BMJ 2020; 370 doi: https://doi.org/10.1136/bmj.m2839 (Published 14 July 2020) Cite this as: BMJ 2020;370:m2839

Linked Editorial

Antibody testing for coronavirus disease 2019: not ready for prime time

  1. Michael Day
  1. London, UK

Experts have criticised pharmaceutical firm Gilead Sciences after it released data suggesting that its antiviral drug remdesivir can reduce death rates for patients with covid-19. They say the research is intrinsically flawed and that the claimed benefits are overhyped and inappropriately promoted in press releases.

The California based company said intravenous remdesivir reduced mortality by 62% compared with standard treatment in the SIMPLE trial of 1132 mainly US patients. Its data showed that 7.6% of covid-19 patients treated with the drug died compared with 12.5% of control patients.
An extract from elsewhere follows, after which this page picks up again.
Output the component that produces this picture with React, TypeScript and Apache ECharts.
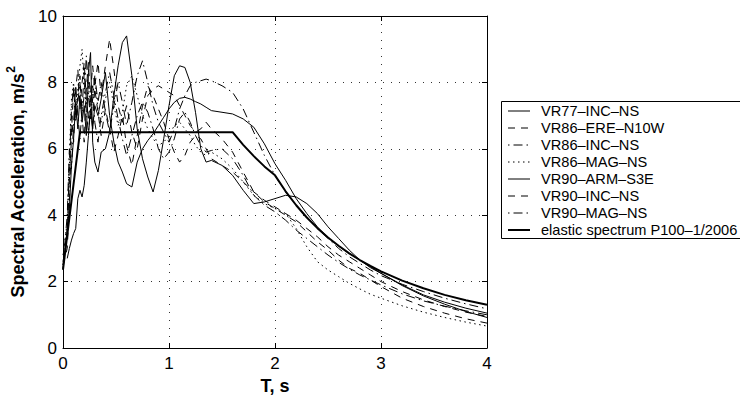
import React, { useEffect, useRef } from "react";
import * as echarts from "echarts";

// ---- data ----
const periods = [
  0, 0.04, 0.06, 0.08, 0.1, 0.12, 0.14, 0.16, 0.18, 0.2,
  0.22, 0.24, 0.26, 0.28, 0.3, 0.33, 0.36, 0.4, 0.44, 0.48,
  0.52, 0.56, 0.6, 0.65, 0.7, 0.75, 0.8, 0.85, 0.9, 0.95,
  1.0, 1.05, 1.1, 1.15, 1.2, 1.25, 1.3, 1.35, 1.4, 1.5,
  1.6, 1.7, 1.8, 1.9, 2.0, 2.1, 2.2, 2.3, 2.4, 2.5,
  2.6, 2.7, 2.8, 2.9, 3.0, 3.2, 3.4, 3.6, 3.8, 4.0,
];

const vr77IncNs = [
  2.35, 3.6, 4.2, 5.5, 6.3, 7.4, 6.6, 7.6, 6.8, 7.3,
  6.4, 8.3, 8.9, 6.2, 5.6, 5.3, 5.9, 6.0, 6.5, 7.6,
  8.5, 9.2, 9.4, 8.2, 6.6, 5.7, 5.15, 4.7, 5.35, 6.3,
  7.3, 8.2, 8.5, 8.45, 8.0, 7.1, 6.0, 5.6, 5.65, 5.5,
  5.2, 4.75, 4.35, 4.4, 4.5, 4.6, 4.55, 4.35, 4.05, 3.65,
  3.3, 2.95, 2.65, 2.42, 2.25, 1.9, 1.6, 1.38, 1.2, 1.05,
];

const vr86EreN10W = [
  2.5, 3.0, 4.3, 6.5, 7.8, 6.9, 7.6, 8.2, 7.0, 6.2,
  7.8, 8.6, 7.4, 6.6, 7.9, 8.6, 7.6, 8.5, 9.3, 8.4,
  7.3, 6.8, 7.3, 6.5, 6.0, 6.9, 7.6, 7.8, 7.9, 7.8,
  7.7, 7.6, 7.3, 7.0, 6.7, 6.5, 6.6, 6.8, 6.6, 6.3,
  5.9, 5.3, 4.7, 4.4, 4.2, 4.0, 3.8, 3.5, 3.2, 2.95,
  2.65, 2.4, 2.25, 2.05, 1.85, 1.5, 1.25, 1.05, 0.88, 0.75,
];

const vr86IncNs = [
  2.4, 3.5, 5.5, 7.2, 7.9, 6.8, 7.4, 8.0, 7.1, 7.6,
  8.8, 7.6, 6.9, 7.5, 8.2, 7.4, 8.0, 7.1, 6.5, 7.3,
  8.0, 7.4, 6.7, 7.4, 8.2, 8.65, 8.0, 7.3, 6.8, 6.5,
  6.2, 6.6, 7.2, 7.6, 7.9, 8.0, 8.05, 8.1, 8.05, 7.9,
  7.7, 7.2, 6.5, 5.8, 5.2, 4.7, 4.3, 3.95, 3.6, 3.3,
  3.0, 2.75, 2.55, 2.35, 2.18, 1.92, 1.7, 1.5, 1.33, 1.18,
];

const vr86MagNs = [
  2.8, 3.8, 5.8, 7.5, 8.0, 7.1, 7.8, 8.5, 9.0, 7.9,
  7.3, 8.0, 7.0, 7.6, 8.1, 7.2, 6.8, 7.5, 8.0, 7.3,
  6.7, 7.1, 7.9, 8.2, 7.6, 7.0, 6.6, 6.3, 6.1, 6.2,
  6.4, 6.7, 6.8, 6.6, 6.4, 6.1, 5.9, 5.8, 5.9, 5.7,
  5.4, 5.0, 4.6, 4.35, 4.2, 4.05, 3.6, 3.05, 2.6, 2.35,
  2.15, 1.95, 1.78, 1.62, 1.5, 1.27, 1.08, 0.92, 0.78, 0.66,
];

const vr90ArmS3E = [
  null, 2.7, 3.0, 3.25, 3.45, 3.6, 4.5, 4.75, 4.55, 4.9,
  5.6, 6.4, 7.2, 6.6, 7.3, 7.0, 7.5, 8.3, 7.0, 6.2,
  5.6, 5.3, 4.95, 4.85, 5.6, 6.0, 6.25, 6.45, 6.7, 6.95,
  7.2, 7.4, 7.52, 7.55, 7.5, 7.42, 7.35, 7.25, 7.15, 7.1,
  7.05, 6.9, 6.65, 6.15, 5.55, 5.05, 4.5, 4.05, 3.65, 3.33,
  3.07, 2.85, 2.65, 2.45, 2.25, 1.88, 1.57, 1.32, 1.1, 0.92,
];

const vr90IncNs = [
  2.6, 3.4, 5.0, 7.0, 6.2, 7.8, 8.4, 7.2, 8.0, 8.6,
  7.5, 6.9, 7.7, 8.5, 7.8, 7.1, 6.4, 7.2, 6.6, 5.9,
  6.4, 7.0, 6.1, 5.5, 6.4, 7.3, 7.9, 7.6, 7.2, 6.8,
  6.3, 5.9, 5.6, 5.8, 6.2, 6.4, 6.3, 6.0, 5.7, 5.5,
  5.3, 5.0, 4.7, 4.45, 4.25, 4.05, 3.85, 3.6, 3.35, 3.05,
  2.8, 2.6, 2.4, 2.2, 2.0, 1.7, 1.45, 1.25, 1.08, 0.95,
];

const vr90MagNs = [
  2.5, 4.0, 6.0, 5.4, 6.8, 7.9, 7.0, 6.3, 7.2, 8.3,
  7.1, 6.5, 7.3, 7.9, 6.8, 6.2, 7.0, 7.7, 8.3, 7.6,
  6.9, 6.3, 5.8, 6.4, 7.0, 7.4, 7.1, 6.6, 6.0, 5.7,
  5.9, 6.3, 6.9, 7.1, 6.8, 6.4, 6.1, 5.9, 5.95, 6.0,
  5.7, 5.2, 4.6, 4.3, 4.1, 3.85, 3.55, 3.3, 3.05, 2.8,
  2.58, 2.38, 2.2, 2.05, 1.9, 1.63, 1.42, 1.26, 1.12, 1.0,
];

const elasticPeriods = [0, 0.16, 1.6, 1.7, 1.8, 1.9, 2.0, 2.1, 2.2, 2.3, 2.4, 2.5, 2.6, 2.7, 2.8, 2.9, 3.0, 3.2, 3.4, 3.6, 3.8, 4.0];
const elasticValues = [2.36, 6.5, 6.5, 6.12, 5.78, 5.47, 5.2, 4.72, 4.3, 3.93, 3.61, 3.33, 3.08, 2.85, 2.65, 2.47, 2.31, 2.03, 1.8, 1.6, 1.44, 1.3];

const seriesNames = [
  "VR77–INC–NS",
  "VR86–ERE–N10W",
  "VR86–INC–NS",
  "VR86–MAG–NS",
  "VR90–ARM–S3E",
  "VR90–INC–NS",
  "VR90–MAG–NS",
  "elastic spectrum P100–1/2006",
];

const xTicks = [0, 1, 2, 3, 4];
const yTicks = [0, 2, 4, 6, 8, 10];

// ---- styles ----
const FONT = "'Liberation Sans', Arial, Helvetica, sans-serif";
const DASHED = [7, 6];
const DASHDOT = [9, 4, 1.5, 4];
const DOTTED = [1.5, 3.5];

type Style = { dash: number[] | "solid"; width: number; offset?: number };
const styles: Style[] = [
  { dash: "solid", width: 1 },
  { dash: DASHED, width: 1 },
  { dash: DASHDOT, width: 1, offset: 13 },
  { dash: DOTTED, width: 1 },
  { dash: "solid", width: 1 },
  { dash: DASHED, width: 1 },
  { dash: DASHDOT, width: 1, offset: 13 },
  { dash: "solid", width: 2 },
];

const recordValues = [vr77IncNs, vr86EreN10W, vr86IncNs, vr86MagNs, vr90ArmS3E, vr90IncNs, vr90MagNs];

function buildOption() {
  const series: any[] = recordValues.map((vals, i) => ({
    name: seriesNames[i],
    type: "line",
    symbol: "none",
    showSymbol: false,
    silent: true,
    data: periods.map((t, k) => [t, vals[k]]),
    lineStyle: { color: "#000", width: styles[i].width, type: styles[i].dash },
    z: 3,
  }));
  series.push({
    name: seriesNames[7],
    type: "line",
    symbol: "none",
    showSymbol: false,
    silent: true,
    data: elasticPeriods.map((t, k) => [t, elasticValues[k]]),
    lineStyle: { color: "#000", width: 2, type: "solid" },
    z: 4,
  });

  // legend drawn as graphic elements
  const lx = 501.5;
  const ly = 101.5;
  const rowH = 17;
  const graphic: any[] = [
    {
      type: "rect",
      shape: { x: lx, y: ly, width: 240, height: 137 },
      style: { fill: "#fff", stroke: "#000", lineWidth: 1 },
      z: 10,
    },
  ];
  seriesNames.forEach((name, i) => {
    const y = 111 + i * rowH;
    const st = styles[i];
    graphic.push({
      type: "line",
      shape: { x1: 508, y1: y, x2: 530, y2: y },
      style: {
        stroke: "#000",
        lineWidth: st.width,
        lineDash: st.dash === "solid" ? null : st.dash,
        lineDashOffset: st.offset || 0,
      },
      z: 11,
    });
    graphic.push({
      type: "text",
      x: 541,
      y: y,
      style: {
        text: name,
        fontSize: 14.6,
        fontFamily: FONT,
        fill: "#000",
        verticalAlign: "middle",
        align: "left",
      },
      z: 11,
    });
  });

  const axisLineStyle = { color: "#000", width: 1 };
  const gridLine = { show: true, lineStyle: { color: "#333", width: 1, type: [1, 7] } };

  return {
    animation: false,
    backgroundColor: "#fff",
    grid: { left: 63, top: 16, width: 424, height: 332, containLabel: false, outerBoundsMode: "none" },
    xAxis: [
      {
        type: "value",
        min: xTicks[0],
        max: xTicks[xTicks.length - 1],
        interval: 1,
        position: "bottom",
        axisLine: { show: true, lineStyle: axisLineStyle, onZero: false },
        axisTick: { show: true, inside: true, length: 5, lineStyle: axisLineStyle },
        axisLabel: { show: true, fontSize: 17, fontFamily: FONT, color: "#000", margin: 7 },
        splitLine: gridLine,
        name: "T, s",
        nameLocation: "middle",
        nameGap: 29,
        nameTextStyle: { fontSize: 18, fontWeight: "bold", fontFamily: FONT, color: "#000" },
      },
      {
        type: "value",
        min: xTicks[0],
        max: xTicks[xTicks.length - 1],
        interval: 1,
        position: "top",
        axisLine: { show: true, lineStyle: axisLineStyle, onZero: false },
        axisTick: { show: true, inside: true, length: 5, lineStyle: axisLineStyle },
        axisLabel: { show: false },
        splitLine: { show: false },
      },
    ],
    yAxis: [
      {
        type: "value",
        min: yTicks[0],
        max: yTicks[yTicks.length - 1],
        interval: 2,
        position: "left",
        axisLine: { show: true, lineStyle: axisLineStyle, onZero: false },
        axisTick: { show: true, inside: true, length: 5, lineStyle: axisLineStyle },
        axisLabel: { show: true, fontSize: 17, fontFamily: FONT, color: "#000", margin: 6 },
        splitLine: gridLine,
        name: "{t|Spectral Acceleration, m/s}{s|2}",
        nameLocation: "middle",
        nameGap: 24,
        nameTextStyle: {
          rich: {
            t: { fontSize: 18, fontWeight: "bold", fontFamily: FONT, color: "#000", lineHeight: 26 },
            s: { fontSize: 12, fontWeight: "bold", fontFamily: FONT, color: "#000", lineHeight: 14, verticalAlign: "top" },
          },
        },
      },
      {
        type: "value",
        min: yTicks[0],
        max: yTicks[yTicks.length - 1],
        interval: 2,
        position: "right",
        axisLine: { show: true, lineStyle: axisLineStyle, onZero: false },
        axisTick: { show: true, inside: true, length: 5, lineStyle: axisLineStyle },
        axisLabel: { show: false },
        splitLine: { show: false },
      },
    ],
    series,
    graphic,
  };
}

export default function App() {
  const ref = useRef<HTMLDivElement>(null);
  useEffect(() => {
    if (!ref.current) return;
    const chart = echarts.init(ref.current, null, { renderer: "svg" });
    chart.setOption(buildOption() as any);
    return () => {
      chart.dispose();
    };
  }, []);
  return (
    <div
      ref={ref}
      style={{ position: "fixed", left: 0, top: 0, width: 740, height: 399, background: "#fff" }}
    />
  );
}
Crucially, however, the study compared treatment and non-treatment groups in different cohorts treated in different conditions. The remdesivir patients were compared with a historical group of more than 800 patients on the “standard of care” of other drugs and oxygen.

Experts were quick to dismiss the significance of the results.

Martin Landray, professor of medicine and epidemiology at the University of Oxford and the lead research of the RECOVERY trial comparing treatments for covid-19, said, “What has been reported is an association—the results of comparing two rather different groups of patients. It’s impossible to draw any conclusions about the true effects of remdesivir on survival. For that we need robust evidence from large randomised controlled trials—and we simply don’t have that yet.”

Merdad Parsey, Gilead’s chief medical officer, said in a statement, “We are working to broaden our understanding of the full utility of remdesivir. We are sharing data with the research community as quickly as possible with the goal of providing transparent and timely updates on new developments with remdesivir.”

Mainstream media were quick to report that the drug had been linked to a significant reduction in death rates. Within hours of the announcement on 10 July, Gilead’s share price rose 3%. The company has said that it will charge health systems in developed countries around £1900 (€2090; $2400) for a five day course of remdesivir.

In May, The BMJ reported that some NHS patients in hospital with covid-19 would be able to receive remdesivir, supplied at no cost by Gilead, under the Emergency Access to Medicines Scheme.1 A spokeswoman from the Department of Health and Social Care told The BMJ this week that it was unable to say how many NHS patients have received the drug because the data were commercially sensitive.

The decision to make it available to NHS patients was prompted by a report in the New England Journal of Medicine suggesting that remdesivir shortened the time to recovery by about four days.2 However, that data also proved controversial because the trial was stopped early and provided only preliminary results. In addition, it emerged that the primary clinical outcome had been changed after patients were randomised.

On the same day the NEJM study was published, the Lancet reported randomised, double blind, placebo controlled data from Chinese medics that suggested remdesivir showed no significant benefits in speeding recovery from covid-19 or reducing mortality.3

Stephen Evans, professor of pharmacoepidemiology at the London School of Hygiene and Tropical Medicine, said the hype over the SIMPLE data once again raised ethical questions over Gilead’s promotion of remdesivir as a covid-19 treatment. He said the firm’s “approach to obtaining proper randomised trial evidence for the efficacy, especially in terms of mortality, of remdesivir has been below the standards I would expect of a large ethical pharmaceutical company.”

He added, “Their first approach was only to sponsor trials where both arms received remdesivir and they have relied on other sponsors to carry out the higher standard of trial to evaluate remdesivir. They have consistently released information through press releases rather than waiting for at least a preprint of the trial report. The strong randomised evidence does suggest that remdesivir will reduce mortality, but there is a danger of this being exaggerated, especially when the only information is in a press release.”